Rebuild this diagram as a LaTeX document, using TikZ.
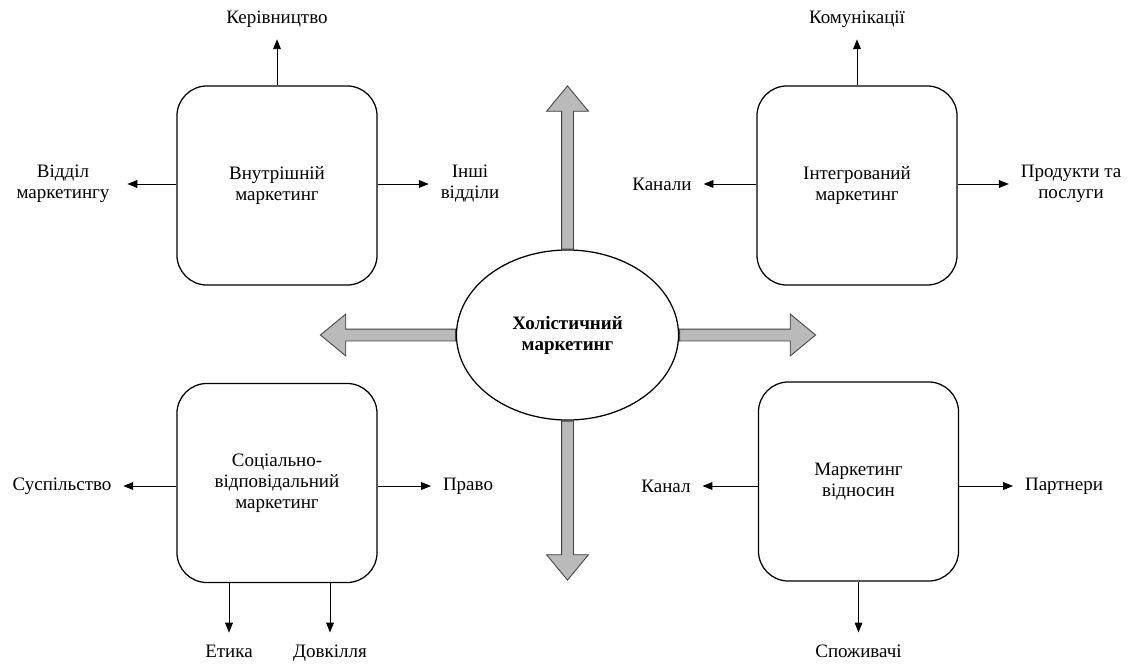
\documentclass[tikz,border=0pt]{standalone}
\usepackage{fontspec}
\setmainfont{Liberation Serif}
\usetikzlibrary{shapes.geometric,shapes.arrows,arrows.meta}

\begin{document}
\begin{tikzpicture}[x=0.025cm,y=-0.025cm,line width=0.6pt,
  font=\fontsize{13.5}{15}\selectfont,
  box/.style={draw,line width=0.9pt,rounded corners=0.75cm,minimum width=5cm,minimum height=4.975cm,align=center,inner sep=0pt},
  hub/.style={draw,ellipse,line width=0.9pt,minimum width=5.55cm,minimum height=4.25cm,inner sep=0pt,align=center,font=\fontsize{13.5}{15}\selectfont\bfseries},
  lbl/.style={align=center,inner sep=0pt,outer sep=0.3cm},
  pointer/.style={-{Triangle[length=7pt,width=5.5pt]}},
  fat/.style={single arrow,draw=black!75,fill=black!27,line width=0.6pt,inner xsep=0pt,inner ysep=0.1375cm,single arrow head extend=0.375cm,single arrow tip angle=79,anchor=tail}]
\useasboundingbox (0,0) rectangle (1129,664);

\node[hub] (hol) at (567.5,335) {Холістичний\\маркетинг}; % centre
\node[fat,rotate=90,minimum height=4.075cm] (fup) at (hol.north) {}; % up
\node[fat,rotate=-90,minimum height=3.975cm] (fdown) at (hol.south) {}; % down
\node[fat,rotate=180,minimum height=3.375cm] (fleft) at (hol.west) {}; % left
\node[fat,minimum height=3.4cm] (fright) at (hol.east) {}; % right

\node[box] (b1) at (277,185.5) {Внутрішній\\маркетинг}; % top left
\node[box] (b2) at (857,185.5) {Інтегрований\\маркетинг}; % top right
\node[box] (b3) at (277,483) {Соціально-\\відповідальний\\маркетинг}; % bottom left
\node[box] (b4) at (858.5,481.5) {Маркетинг\\відносин}; % bottom right

\node[lbl] (ker) at (277,19) {Керівництво};
\node[lbl,outer sep=0.45cm] (vm) at (63,184) {Відділ\\маркетингу};
\node[lbl] (inshi) at (470,184) {Інші\\відділи};
\node[lbl] (kom) at (857,19) {Комунікації};
\node[lbl] (kanaly) at (662,184) {Канали};
\node[lbl] (prod) at (1071,184) {Продукти та\\послуги};
\node[lbl] (susp) at (62,486) {Суспільство};
\node[lbl] (pravo) at (468,486) {Право};
\node[lbl,anchor=base] (etyka) at (229,657) {Етика};
\node[lbl,anchor=base] (dovk) at (330,657) {Довкілля};
\node[lbl] (kanal) at (666,486) {Канал};
\node[lbl] (partn) at (1064,486) {Партнери};
\node[lbl,anchor=base] (spoz) at (858.5,657) {Споживачі};

\draw[pointer] (b1.north) -- (ker); % D1
\draw[pointer] (b1.west |- vm) -- (vm);
\draw[pointer] (b1.east |- inshi) -- (inshi);
\draw[pointer] (b2.north) -- (kom); % D2
\draw[pointer] (b2.west |- kanaly) -- (kanaly);
\draw[pointer] (b2.east |- prod) -- (prod);
\draw[pointer] (b3.west |- susp) -- (susp); % D3
\draw[pointer] (b3.east |- pravo) -- (pravo);
\draw[pointer] (etyka |- b3.south) -- (etyka);
\draw[pointer] (dovk |- b3.south) -- (dovk);
\draw[pointer] (b4.west |- kanal) -- (kanal); % D4
\draw[pointer] (b4.east |- partn) -- (partn);
\draw[pointer] (b4.south) -- (spoz);
\end{tikzpicture}
\end{document}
════════════════════
Written exercise: The pictures should not be reproduced; quote all of the other material exactly.

Worked solution:
Rebuild this diagram as a LaTeX document, using TikZ.
\documentclass[tikz,border=0pt]{standalone}
\usepackage{fontspec}
\setmainfont{Liberation Serif}
\usetikzlibrary{shapes.geometric,shapes.arrows,arrows.meta}

\begin{document}
\begin{tikzpicture}[x=0.025cm,y=-0.025cm,line width=0.6pt,
  font=\fontsize{13.5}{15}\selectfont,
  box/.style={draw,line width=0.9pt,rounded corners=0.75cm,minimum width=5cm,minimum height=4.975cm,align=center,inner sep=0pt},
  hub/.style={draw,ellipse,line width=0.9pt,minimum width=5.55cm,minimum height=4.25cm,inner sep=0pt,align=center,font=\fontsize{13.5}{15}\selectfont\bfseries},
  lbl/.style={align=center,inner sep=0pt,outer sep=0.3cm},
  pointer/.style={-{Triangle[length=7pt,width=5.5pt]}},
  fat/.style={single arrow,draw=black!75,fill=black!27,line width=0.6pt,inner xsep=0pt,inner ysep=0.1375cm,single arrow head extend=0.375cm,single arrow tip angle=79,anchor=tail}]
\useasboundingbox (0,0) rectangle (1129,664);

\node[hub] (hol) at (567.5,335) {Холістичний\\маркетинг}; % centre
\node[fat,rotate=90,minimum height=4.075cm] (fup) at (hol.north) {}; % up
\node[fat,rotate=-90,minimum height=3.975cm] (fdown) at (hol.south) {}; % down
\node[fat,rotate=180,minimum height=3.375cm] (fleft) at (hol.west) {}; % left
\node[fat,minimum height=3.4cm] (fright) at (hol.east) {}; % right

\node[box] (b1) at (277,185.5) {Внутрішній\\маркетинг}; % top left
\node[box] (b2) at (857,185.5) {Інтегрований\\маркетинг}; % top right
\node[box] (b3) at (277,483) {Соціально-\\відповідальний\\маркетинг}; % bottom left
\node[box] (b4) at (858.5,481.5) {Маркетинг\\відносин}; % bottom right

\node[lbl] (ker) at (277,19) {Керівництво};
\node[lbl,outer sep=0.45cm] (vm) at (63,184) {Відділ\\маркетингу};
\node[lbl] (inshi) at (470,184) {Інші\\відділи};
\node[lbl] (kom) at (857,19) {Комунікації};
\node[lbl] (kanaly) at (662,184) {Канали};
\node[lbl] (prod) at (1071,184) {Продукти та\\послуги};
\node[lbl] (susp) at (62,486) {Суспільство};
\node[lbl] (pravo) at (468,486) {Право};
\node[lbl,anchor=base] (etyka) at (229,657) {Етика};
\node[lbl,anchor=base] (dovk) at (330,657) {Довкілля};
\node[lbl] (kanal) at (666,486) {Канал};
\node[lbl] (partn) at (1064,486) {Партнери};
\node[lbl,anchor=base] (spoz) at (858.5,657) {Споживачі};

\draw[pointer] (b1.north) -- (ker); % D1
\draw[pointer] (b1.west |- vm) -- (vm);
\draw[pointer] (b1.east |- inshi) -- (inshi);
\draw[pointer] (b2.north) -- (kom); % D2
\draw[pointer] (b2.west |- kanaly) -- (kanaly);
\draw[pointer] (b2.east |- prod) -- (prod);
\draw[pointer] (b3.west |- susp) -- (susp); % D3
\draw[pointer] (b3.east |- pravo) -- (pravo);
\draw[pointer] (etyka |- b3.south) -- (etyka);
\draw[pointer] (dovk |- b3.south) -- (dovk);
\draw[pointer] (b4.west |- kanal) -- (kanal); % D4
\draw[pointer] (b4.east |- partn) -- (partn);
\draw[pointer] (b4.south) -- (spoz);
\end{tikzpicture}
\end{document}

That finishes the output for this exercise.